• [EXERCISE TASK] Extract only the lines from the start of the entries below to the line with "fig = go.Figure()", inclusive; omit every picture.

• [SUPPLIED RECORDS]

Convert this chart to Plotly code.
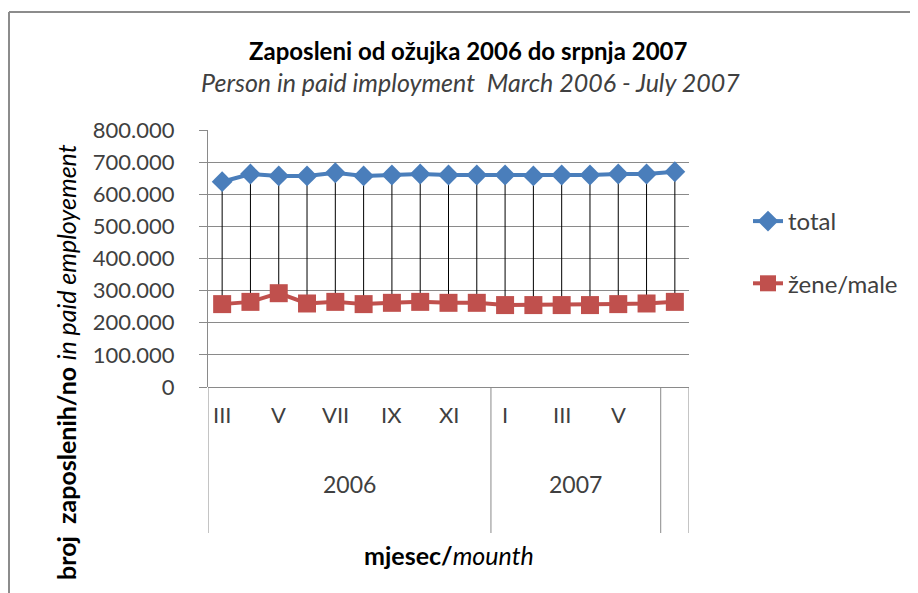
import plotly.graph_objects as go

months = ["III", "IV", "V", "VI", "VII", "VIII", "IX", "X", "XI", "XII",
          "I", "II", "III", "IV", "V", "VI", "VII"]
year_groups = ["2006", "2007", ""]
year_counts = [10, 6, 1]
total = [639000, 663000, 657000, 657000, 667000, 657000, 660000, 663000, 660000,
         660000, 660000, 657000, 660000, 660000, 663000, 663000, 670000]
zene = [258000, 265000, 292000, 260000, 265000, 258000, 262000, 265000, 262000,
        262000, 255000, 255000, 255000, 255000, 258000, 260000, 265000]

x = list(range(len(months)))
FONT = "Lato"
GRAY = "#8a8a8a"
TXT = "#404040"

fig = go.Figure()

# high-low lines
hx, hy = [], []
for i in x:
    hx += [i, i, None]
    hy += [zene[i], total[i], None]
fig.add_trace(go.Scatter(x=hx, y=hy, mode="lines", line=dict(color="black", width=1),
                         showlegend=False, hoverinfo="skip"))

fig.add_trace(go.Scatter(x=x, y=total, name="total", mode="lines+markers",
                         legendgroup="a",
                         line=dict(color="#4A7EBB", width=4),
                         marker=dict(symbol="diamond", size=16, color="#4A7EBB")))
fig.add_trace(go.Scatter(x=x, y=zene, name="žene/male", mode="lines+markers",
                         legendgroup="b",
                         line=dict(color="#C0504D", width=4),
                         marker=dict(symbol="square", size=18, color="#C0504D")))

OFF = 8  # page body offset
W, H = 918, 593
L = 208 - OFF
T = 130 - OFF
R = W - (689 - OFF)
B = H - (387 - OFF)
pw, ph = W - L - R, H - T - B

def px(xs):
    return (xs - OFF - L) / pw

def py(ys):
    return (H - B - (ys - OFF)) / ph

shapes = []
# multi-level category separators
edges = [-0.5]
for c in year_counts:
    edges.append(edges[-1] + c)
for e in edges:
    shapes.append(dict(type="line", xref="x", yref="paper", x0=e, x1=e,
                       y0=0, y1=py(533), line=dict(color=GRAY, width=1)))
# chart border
shapes.append(dict(type="line", xref="paper", yref="paper", x0=px(9), x1=px(9),
                   y0=py(620), y1=py(12), line=dict(color="#8c8c8c", width=2)))
shapes.append(dict(type="line", xref="paper", yref="paper", x0=px(9), x1=px(940),
                   y0=py(12), y1=py(12), line=dict(color="#8c8c8c", width=2)))

annotations = []
for i in range(0, 15, 2):
    annotations.append(dict(x=i, y=py(430), xref="x", yref="paper", text=months[i],
                            showarrow=False, font=dict(family=FONT, size=22, color=TXT)))
start = -0.5
for g, c in zip(year_groups, year_counts):
    if g:
        annotations.append(dict(x=start + c / 2, y=py(500), xref="x", yref="paper", text=g,
                                showarrow=False, font=dict(family=FONT, size=23, color=TXT)))
    start += c

annotations.append(dict(x=px(449), y=py(555), xref="paper", yref="paper",
                        xanchor="center", yanchor="middle",
                        text="<b>mjesec/</b><i>mounth</i>", showarrow=False,
                        font=dict(family=FONT, size=25, color="black")))
annotations.append(dict(x=px(66), y=py(362), xref="paper", yref="paper", textangle=-90,
                        xanchor="center", yanchor="middle",
                        text="<b>broj  zaposlenih/no</b> <i>in paid employement</i>",
                        showarrow=False, font=dict(family=FONT, size=25, color="black")))
annotations.append(dict(x=px(468), y=py(50), xref="paper", yref="paper",
                        xanchor="center", yanchor="middle",
                        text="<b>Zaposleni od ožujka 2006 do srpnja 2007</b>",
                        showarrow=False, font=dict(family=FONT, size=24, color="black")))
annotations.append(dict(x=px(470), y=py(82), xref="paper", yref="paper",
                        xanchor="center", yanchor="middle",
                        text="<i>Person in paid imployment  March 2006 - July 2007</i>",
                        showarrow=False, font=dict(family=FONT, size=25, color=TXT)))

fig.update_layout(
    width=W, height=H,
    margin=dict(l=L, r=R, t=T, b=B, pad=0),
    paper_bgcolor="white", plot_bgcolor="white",
    separators=",.",
    font=dict(family=FONT, size=22, color=TXT),
    shapes=shapes, annotations=annotations,
    legend=dict(x=px(748), y=py(199), xanchor="left", yanchor="top",
                font=dict(family=FONT, size=24, color=TXT),
                tracegroupgap=28, bgcolor="rgba(0,0,0,0)"),
    xaxis=dict(range=[-0.5, 16.5], showgrid=False, showticklabels=False,
               zeroline=False, showline=False, ticks=""),
    yaxis=dict(range=[0, 800000], dtick=100000, tickformat=",.0f",
               showgrid=True, gridcolor=GRAY, gridwidth=1,
               zeroline=True, zerolinecolor=GRAY, zerolinewidth=1,
               showline=True, linecolor=GRAY, linewidth=1,
               ticks="outside", ticklen=8, tickcolor=GRAY,
               ticklabelstandoff=20,
               tickfont=dict(family=FONT, size=22, color=TXT)),
)

fig.write_html("out.html")
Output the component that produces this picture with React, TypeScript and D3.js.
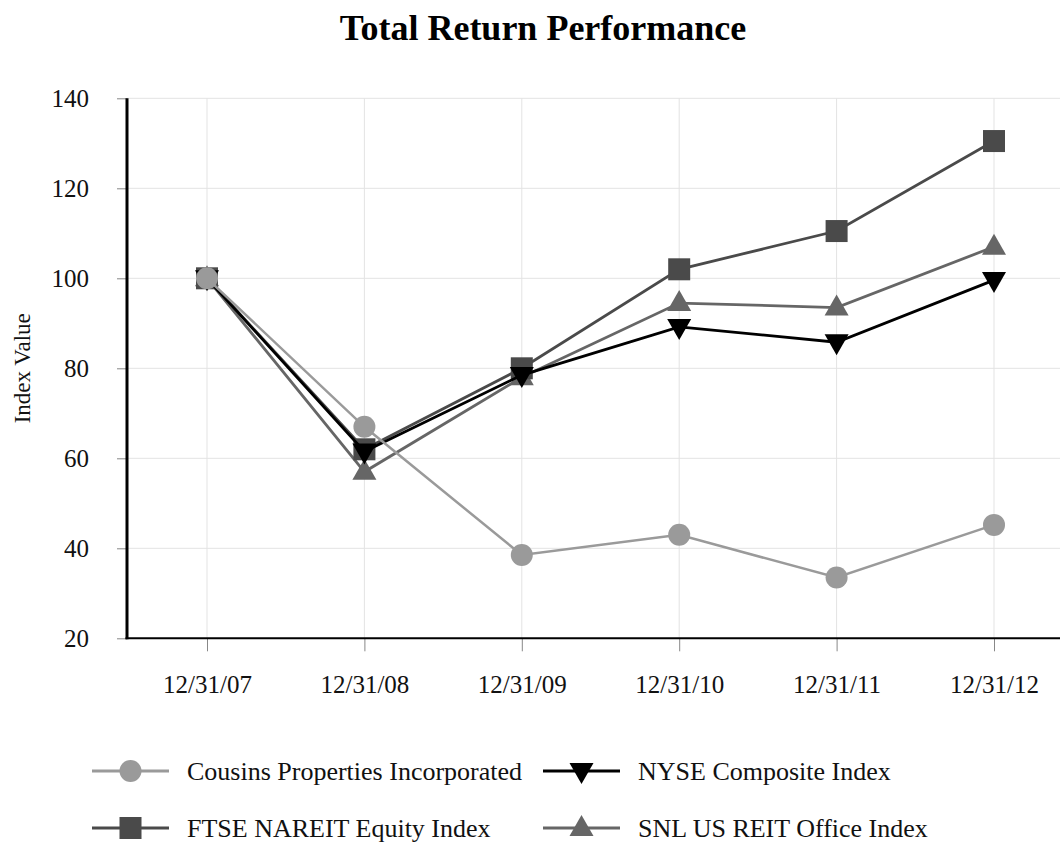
import React, { useEffect, useRef } from 'react';
import * as d3 from 'd3';

const dates = ['12/31/07', '12/31/08', '12/31/09', '12/31/10', '12/31/11', '12/31/12'];
const cousins = [100, 67, 38.5, 43, 33.5, 45.2];
const ftse = [100, 62, 80, 102, 110.5, 130.5];
const nyse = [100, 61.5, 78.5, 89.2, 85.8, 99.6];
const snl = [100, 57, 78, 94.5, 93.5, 107];
const yTicks = [20, 40, 60, 80, 100, 120, 140];

const series = [
  { name: 'SNL US REIT Office Index', values: snl, color: '#666666', shape: 'up' },
  { name: 'FTSE NAREIT Equity Index', values: ftse, color: '#4a4a4a', shape: 'square' },
  { name: 'NYSE Composite Index', values: nyse, color: '#000000', shape: 'down' },
  { name: 'Cousins Properties Incorporated', values: cousins, color: '#9a9a9a', shape: 'circle' },
];

const FONT = '"Liberation Serif", "Times New Roman", serif';

const drawMarker = (g, shape, x, y, color) => {
  if (shape === 'circle') {
    g.append('circle').attr('cx', x).attr('cy', y).attr('r', 11).attr('fill', color);
  } else if (shape === 'square') {
    g.append('rect').attr('x', x - 11).attr('y', y - 11).attr('width', 22).attr('height', 22).attr('fill', color);
  } else if (shape === 'up') {
    g.append('path').attr('d', `M${x},${y - 13}L${x + 12},${y + 8}L${x - 12},${y + 8}Z`).attr('fill', color);
  } else {
    g.append('path').attr('d', `M${x},${y + 13}L${x + 12},${y - 8}L${x - 12},${y - 8}Z`).attr('fill', color);
  }
};

const App = () => {
  const ref = useRef(null);

  useEffect(() => {
    document.body.style.margin = '0';
    const width = 1060;
    const height = 848;
    const left = 127;
    const top = 98.3;
    const bottom = 638.3;

    const root = d3.select(ref.current);
    root.selectAll('*').remove();
    const svg = root
      .append('svg')
      .attr('width', width)
      .attr('height', height)
      .style('display', 'block')
      .style('background', '#fff')
      .style('font-family', FONT);

    const x = d3.scalePoint().domain(dates).range([128.3, 1072.7]).padding(0.5);
    const y = d3.scaleLinear().domain([20, 140]).range([bottom, top]);

    // title
    svg.append('text')
      .attr('x', 543).attr('y', 40)
      .attr('text-anchor', 'middle')
      .attr('font-size', 36).attr('font-weight', 'bold')
      .text('Total Return Performance');

    // gridlines
    svg.append('g').selectAll('line').data(yTicks.slice(1)).join('line')
      .attr('x1', left).attr('x2', width)
      .attr('y1', (d) => y(d)).attr('y2', (d) => y(d))
      .attr('stroke', '#e3e3e3').attr('stroke-width', 1);
    svg.append('g').selectAll('line').data(dates).join('line')
      .attr('x1', (d) => x(d)).attr('x2', (d) => x(d))
      .attr('y1', top).attr('y2', bottom)
      .attr('stroke', '#e3e3e3').attr('stroke-width', 1);

    // y axis
    const yAxis = d3.axisLeft(y).tickValues(yTicks).tickSize(10).tickPadding(28);
    const gy = svg.append('g').attr('transform', `translate(${left},0)`).call(yAxis);
    gy.select('.domain').remove();
    gy.selectAll('line').attr('stroke', '#888');
    gy.selectAll('text').attr('font-size', 25).attr('font-family', FONT).attr('fill', '#111');
    svg.append('line').attr('x1', left).attr('x2', left).attr('y1', top).attr('y2', bottom + 1)
      .attr('stroke', '#000').attr('stroke-width', 3);

    // x axis
    const xAxis = d3.axisBottom(x).tickSize(13).tickPadding(24);
    const gx = svg.append('g').attr('transform', `translate(0,${bottom})`).call(xAxis);
    gx.select('.domain').remove();
    gx.selectAll('line').attr('stroke', '#888');
    gx.selectAll('text').attr('font-size', 25).attr('font-family', FONT).attr('fill', '#111');
    svg.append('line').attr('x1', left - 1.5).attr('x2', width).attr('y1', bottom).attr('y2', bottom)
      .attr('stroke', '#000').attr('stroke-width', 2);

    svg.append('text')
      .attr('transform', `translate(30,${(top + bottom) / 2}) rotate(-90)`)
      .attr('text-anchor', 'middle')
      .attr('font-size', 23).attr('fill', '#111')
      .text('Index Value');

    // series
    const line = d3.line().x((d, i) => x(dates[i])).y((d) => y(d));
    series.forEach((s) => {
      const g = svg.append('g');
      g.append('path').datum(s.values)
        .attr('fill', 'none').attr('stroke', s.color)
        .attr('stroke-width', s.shape === 'circle' ? 2.5 : 2.8)
        .attr('d', line);
      s.values.forEach((v, i) => drawMarker(g, s.shape, x(dates[i]), y(v), s.color));
    });

    // legend
    const legendItems = [
      { s: series[3], lx: 92, ly: 771 },
      { s: series[2], lx: 543, ly: 771 },
      { s: series[1], lx: 92, ly: 828 },
      { s: series[0], lx: 543, ly: 828 },
    ];
    legendItems.forEach(({ s, lx, ly }) => {
      const g = svg.append('g');
      g.append('line').attr('x1', lx).attr('x2', lx + 77).attr('y1', ly).attr('y2', ly)
        .attr('stroke', s.color).attr('stroke-width', 3);
      drawMarker(g, s.shape, lx + 38.5, ly, s.color);
      g.append('text').attr('x', lx + 95).attr('y', ly + 9)
        .attr('font-size', 26).attr('fill', '#111')
        .text(s.name);
    });
  }, []);

  return <div ref={ref}></div>;
};

export default App;
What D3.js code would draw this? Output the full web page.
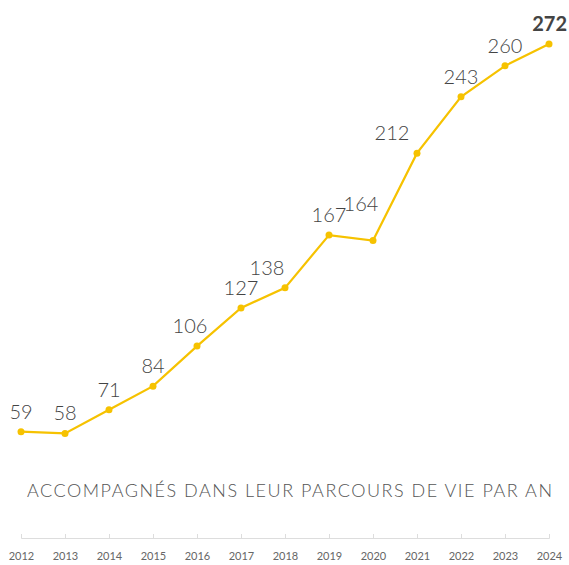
<!DOCTYPE html>
<html>
<head>
<meta charset="utf-8">
<script src="https://cdn.jsdelivr.net/npm/d3@7"></script>
<style>
	body { margin: 0; background: #fff; }
	text { font-family: Lato, "Open Sans", sans-serif; }
</style>
</head>
<body>
<div id="chart"></div>
<script>
var years = [2012, 2013, 2014, 2015, 2016, 2017, 2018, 2019, 2020, 2021, 2022, 2023, 2024];
var values = [59, 58, 71, 84, 106, 127, 138, 167, 164, 212, 243, 260, 272];
var title = "ACCOMPAGNÉS DANS LEUR PARCOURS DE VIE PAR AN";

// label nudges so labels don't sit on the line
var nudgeX = {2016: -7, 2018: -18, 2020: -12, 2021: -25};
var nudgeY = {2020: -17};

var colors = {
	line: '#f6c200',
	label: '#444',
	axis: '#ddd',
	tick: '#666'
}

var width = 569;
var height = 565;

var svg = d3.select("#chart")
	.append("svg")
	.attr("width", width)
	.attr("height", height);

var x = d3.scalePoint()
	.domain(years)
	.range([21, 549]);

var y = d3.scaleLinear()
	.domain([0, 272])
	.range([539, 44]);

var data = years.map(function(d, i) { return {year: d, value: values[i]}; });

// axis
var axis = svg.append('g')
	.attr('transform', 'translate(0,538)')
	.call(d3.axisBottom(x).tickSizeInner(-4).tickSizeOuter(-4).tickPadding(14));

axis.select('.domain').attr('stroke', colors.axis);
axis.selectAll('.tick line').attr('stroke', colors.axis);
axis.selectAll('.tick text')
	.attr('fill', colors.tick)
	.style('font-size', '11px');

// title
svg.append('text')
	.attr('x', 27)
	.attr('y', 497)
	.attr('textLength', 525)
	.attr('lengthAdjust', 'spacing')
	.attr('fill', '#555')
	.style('font-size', '18px')
	.style('font-weight', 300)
	.text(title);

var line = d3.line()
	.x(function(d) { return x(d.year); })
	.y(function(d) { return y(d.value); });

svg.append('path')
	.datum(data)
	.attr('d', line)
	.attr('fill', 'none')
	.attr('stroke', colors.line)
	.attr('stroke-width', 2.2);

svg.selectAll('circle.pt')
	.data(data)
	.enter()
	.append('circle')
	.attr('class', 'pt')
	.attr('cx', function(d) { return x(d.year); })
	.attr('cy', function(d) { return y(d.value); })
	.attr('r', 3.5)
	.attr('fill', colors.line);

svg.selectAll('text.lbl')
	.data(data)
	.enter()
	.append('text')
	.attr('class', 'lbl')
	.attr('x', function(d) { return x(d.year) + (nudgeX[d.year] || 0); })
	.attr('y', function(d) { return y(d.value) - 13 + (nudgeY[d.year] || 0); })
	.attr('text-anchor', function(d, i) { return i === data.length - 1 ? 'end' : 'middle'; })
	.attr('dx', function(d, i) { return i === data.length - 1 ? 18 : 0; })
	.attr('fill', colors.label)
	.style('font-size', '20px')
	.style('font-weight', function(d, i) { return i === data.length - 1 ? 700 : 300; })
	.text(function(d) { return d.value; });
</script>
</body>
</html>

• [FINAL RESULT]
Convert this chart to Plotly code.
import plotly.graph_objects as go

months = ["III", "IV", "V", "VI", "VII", "VIII", "IX", "X", "XI", "XII",
          "I", "II", "III", "IV", "V", "VI", "VII"]
year_groups = ["2006", "2007", ""]
year_counts = [10, 6, 1]
total = [639000, 663000, 657000, 657000, 667000, 657000, 660000, 663000, 660000,
         660000, 660000, 657000, 660000, 660000, 663000, 663000, 670000]
zene = [258000, 265000, 292000, 260000, 265000, 258000, 262000, 265000, 262000,
        262000, 255000, 255000, 255000, 255000, 258000, 260000, 265000]

x = list(range(len(months)))
FONT = "Lato"
GRAY = "#8a8a8a"
TXT = "#404040"

fig = go.Figure()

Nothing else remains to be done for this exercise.